Kids on Campus
One of the most important roles you can play in preparing your kids for the lives ahead of them is to send them off to college with a strong personal finance foundation. Whether they're already in school or on their way soon, there are many things you can teach them about battling money peer pressure, cash management, and investing that will help them emerge from college with a sound financial frame of reference and the tools to help them build families and careers. If college applications are still in the future, include your child in the planning around her college nest egg, family gifts, and the asset allocation of her portfolios.
Building on Earlier Lessons
If you started your kids on an allowance when they were in grade school, this is the time to up the ante by having them contribute some of their allowance or their wages from a job to their education costs. Have them set up two online money market accounts with direct deposit from their paycheck or your allowance account. Treat one account as the college expense account and make the other a current expense account. This way — just as you would set aside money for a future household or family expense — you've planted the realization that part of each paycheck is allotted to paying current expenses and part to future ones.
Don't encourage your child to set up his dorm room to look like a photo from the college catalog. Shoot low on the economic scale and spend for the basics. Take advantage of the starving student stereotype, though starvation won't be an actual hazard, and let your kid start his college adventure with a focus on education, and without spending beyond his means.

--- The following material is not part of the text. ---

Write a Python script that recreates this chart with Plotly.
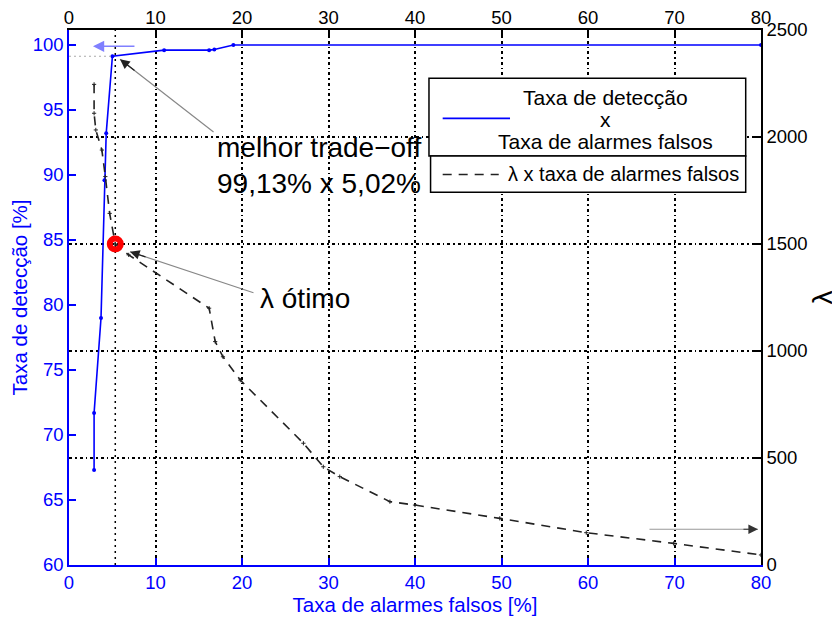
import plotly.graph_objects as go

# ---- data ----
fa_det = [2.9, 2.9, 3.7, 4.1, 4.3, 5.02, 11.0, 16.2, 16.8, 19.0, 80.0]
det_rate = [67.3, 71.7, 79.0, 89.6, 93.2, 99.13, 99.6, 99.6, 99.65, 100.0, 100.0]

fa_lam = [2.9, 2.9, 3.1, 3.8, 4.2, 4.7, 5.35, 6.9, 16.2, 16.9, 17.8, 19.8,
          27.1, 29.4, 31.3, 37.1, 40.0, 49.8, 59.8, 69.9, 80.0]
lam = [2246, 2111, 2033, 1939, 1815, 1643, 1500, 1449, 1200, 1044, 973, 864,
       569, 459, 413, 296, 280, 218, 151, 101, 47]

best_fa, best_det = 5.02, 99.13
opt_fa, opt_lam = 5.35, 1500

x_ticks = [0, 10, 20, 30, 40, 50, 60, 70, 80]
yl_ticks = [60, 65, 70, 75, 80, 85, 90, 95, 100]
yr_ticks = [0, 500, 1000, 1500, 2000, 2500]

legend_lines_1 = ["Taxa de detecção", "x", "Taxa de alarmes falsos"]
legend_text_2 = "λ x taxa de alarmes falsos"

FONT = "Liberation Sans, Arial, sans-serif"
BLUE = "#0000ff"
GRIDDASH = "3px,3px,1.5px,3px"

fig = go.Figure()

fig.add_trace(go.Scatter(
    x=fa_det, y=det_rate, mode="lines+markers", xaxis="x", yaxis="y",
    line=dict(color=BLUE, width=1.6), marker=dict(color=BLUE, size=4),
    name="Taxa de detecção x Taxa de alarmes falsos", showlegend=False))

fig.add_trace(go.Scatter(
    x=fa_lam, y=lam, mode="lines+markers", xaxis="x2", yaxis="y2",
    line=dict(color="#222222", width=1.6, dash="9px,7px"),
    marker=dict(symbol="cross-thin", size=3, color="#222222", line=dict(color="#222222", width=1)),
    name=legend_text_2, showlegend=False))

fig.add_trace(go.Scatter(
    x=[opt_fa], y=[opt_lam], mode="markers", xaxis="x2", yaxis="y2",
    marker=dict(symbol="circle-open", size=11, color="#ff0000",
                line=dict(color="#ff0000", width=6)),
    showlegend=False))

shapes = [
    # vertical dotted line through the optimum
    dict(type="line", xref="x", yref="paper", x0=opt_fa, x1=opt_fa, y0=0, y1=1,
         line=dict(color="black", width=1.5, dash="2px,4px"), layer="below"),
    # grey dotted line at the best detection rate
    dict(type="line", xref="x", yref="y", x0=0, x1=best_fa, y0=best_det, y1=best_det,
         line=dict(color="#aaaaaa", width=1, dash="2px,3px")),
    # legend boxes
    dict(type="rect", xref="paper", yref="paper", x0=0.5202, x1=0.9779, y0=0.7645, y1=0.9097,
         line=dict(color="black", width=1.5), fillcolor="white", layer="above"),
    dict(type="rect", xref="paper", yref="paper", x0=0.5225, x1=0.9779, y0=0.6966, y1=0.7645,
         line=dict(color="black", width=1.5), fillcolor="white", layer="above"),
    dict(type="line", xref="paper", yref="paper", x0=0.540, x1=0.6373, y0=0.8349, y1=0.8349,
         line=dict(color=BLUE, width=1.6), layer="above"),
    dict(type="line", xref="paper", yref="paper", x0=0.540, x1=0.6210, y0=0.7300, y1=0.7300,
         line=dict(color="#222222", width=1.6, dash="9px,7px"), layer="above"),
]

leg_font = dict(family=FONT, size=21, color="black")
ann_font = dict(family=FONT, size=28, color="black")
annotations = []
for txt, yy in zip(legend_lines_1, [0.8742, 0.8318, 0.7912]):
    annotations.append(dict(xref="paper", yref="paper", x=0.776, y=yy, xanchor="center",
                            yanchor="middle", text=txt, showarrow=False, font=leg_font))
annotations += [
    dict(xref="paper", yref="paper", x=0.6315, y=0.7300, xanchor="left", yanchor="middle",
         text=legend_text_2, showarrow=False, font=dict(family=FONT, size=20, color="black")),
    dict(xref="x", yref="y", x=16.88, y=90.7, xanchor="left", yanchor="middle",
         text="melhor trade−off<br>99,13% x 5,02%", showarrow=False, align="left", font=ann_font),
    dict(xref="x2", yref="y2", x=21.85, y=1246, xanchor="left", yanchor="middle",
         text="λ ótimo", showarrow=False, font=ann_font),
    # arrows: grey shaft + dark head
    dict(xref="x", yref="y", x=5.9, y=98.9, ax=95, ay=74, text="", showarrow=True,
         arrowhead=0, arrowwidth=1.2, arrowcolor="#888888"),
    dict(xref="x", yref="y", x=5.9, y=98.9, ax=16, ay=12.5, text="", showarrow=True,
         arrowhead=2, arrowsize=1.6, arrowwidth=1.2, arrowcolor="#222222"),
    dict(xref="x2", yref="y2", x=7.05, y=1464, ax=125, ay=41.6, text="", showarrow=True,
         arrowhead=0, arrowwidth=1.2, arrowcolor="#888888"),
    dict(xref="x2", yref="y2", x=7.05, y=1464, ax=17, ay=5.7, text="", showarrow=True,
         arrowhead=2, arrowsize=1.6, arrowwidth=1.2, arrowcolor="#222222"),
    dict(xref="x", yref="y", x=2.77, y=99.9, ax=43, ay=0, text="", showarrow=True,
         arrowhead=2, arrowsize=1.5, arrowwidth=1.5, arrowcolor="#8080ff"),
    dict(xref="x2", yref="y2", x=79.65, y=167, ax=-110, ay=0, text="", showarrow=True,
         arrowhead=0, arrowwidth=1.2, arrowcolor="#999999"),
    dict(xref="x2", yref="y2", x=79.65, y=167, ax=-16, ay=0, text="", showarrow=True,
         arrowhead=2, arrowsize=1.6, arrowwidth=1.2, arrowcolor="#333333"),
]

TICK = 18.5
tick_font_blue = dict(family=FONT, size=TICK, color=BLUE)
tick_font_black = dict(family=FONT, size=TICK, color="black")
title_font_blue = dict(family=FONT, size=20.5, color=BLUE)

fig.update_layout(
    width=840, height=619, autosize=False,
    margin=dict(l=61, r=87, t=22, b=62),
    paper_bgcolor="white", plot_bgcolor="white",
    shapes=shapes, annotations=annotations,
    xaxis=dict(range=[0, 80], tickvals=x_ticks, ticks="inside", ticklen=7, tickwidth=1.5,
               tickcolor=BLUE, showline=True, linecolor=BLUE, linewidth=1.5,
               tickfont=tick_font_blue, zeroline=False, automargin=False,
               showgrid=True, gridcolor="black", gridwidth=1.5, griddash=GRIDDASH,
               title=dict(text="Taxa de alarmes falsos [%]", font=title_font_blue, standoff=4)),
    xaxis2=dict(range=[0, 80], tickvals=x_ticks, overlaying="x", side="top", anchor="y2",
                ticks="inside", ticklen=7, tickwidth=1.5, tickcolor="black",
                showline=True, linecolor="black", linewidth=1.5, automargin=False,
                ticklabelstandoff=-3,
                tickfont=tick_font_black, zeroline=False, showgrid=False),
    yaxis=dict(range=[60, 101.15], tickvals=yl_ticks, ticks="inside", ticklen=7, tickwidth=1.5,
               tickcolor=BLUE, showline=True, linecolor=BLUE, linewidth=1.5,
               tickfont=tick_font_blue, zeroline=False, showgrid=False, automargin=False,
               title=dict(text="Taxa de detecção [%]", font=title_font_blue, standoff=3)),
    yaxis2=dict(range=[0, 2500], tickvals=yr_ticks, overlaying="y", side="right", anchor="x2",
                ticks="inside", ticklen=7, tickwidth=1.5, tickcolor="black",
                showline=True, linecolor="black", linewidth=1.5, automargin=False,
                tickfont=tick_font_black, zeroline=False,
                showgrid=True, gridcolor="black", gridwidth=1.5, griddash=GRIDDASH,
                title=dict(text="λ", font=dict(family=FONT, size=28, color="black"), standoff=6)),
)

fig.write_html("out.html")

Once the first semester of college starts, sit down with your youngster to plan the budget for the money in his college account according to the number of weeks in the semester. Most money market accounts will let you set up an automatic funds transfer so that each week — or every other week, as your student finds most convenient — an amount can be transferred into a checking account to pay for expenses. Have the student withdraw the cash each week to cover the expenses you have budgeted for.
Choosing the School
The process of choosing a school is the perfect time to teach strong personal finance lessons. One of the most important is: Don't waste the college savings by sending your student to a high-tuition school until they're sure what they want to study. Too often, parents will automatically start their kids at the school from which they ultimately hope they'll earn their diploma, without considering a less-expensive state school or community college for freshman credits. If the student isn't ready to declare her course of study, she might be frustrated by the pressure. What's worse, you've missed the chance to demonstrate deliberate and foresighted spending by frittering away more of the limited college fund on the first two semesters than was really needed.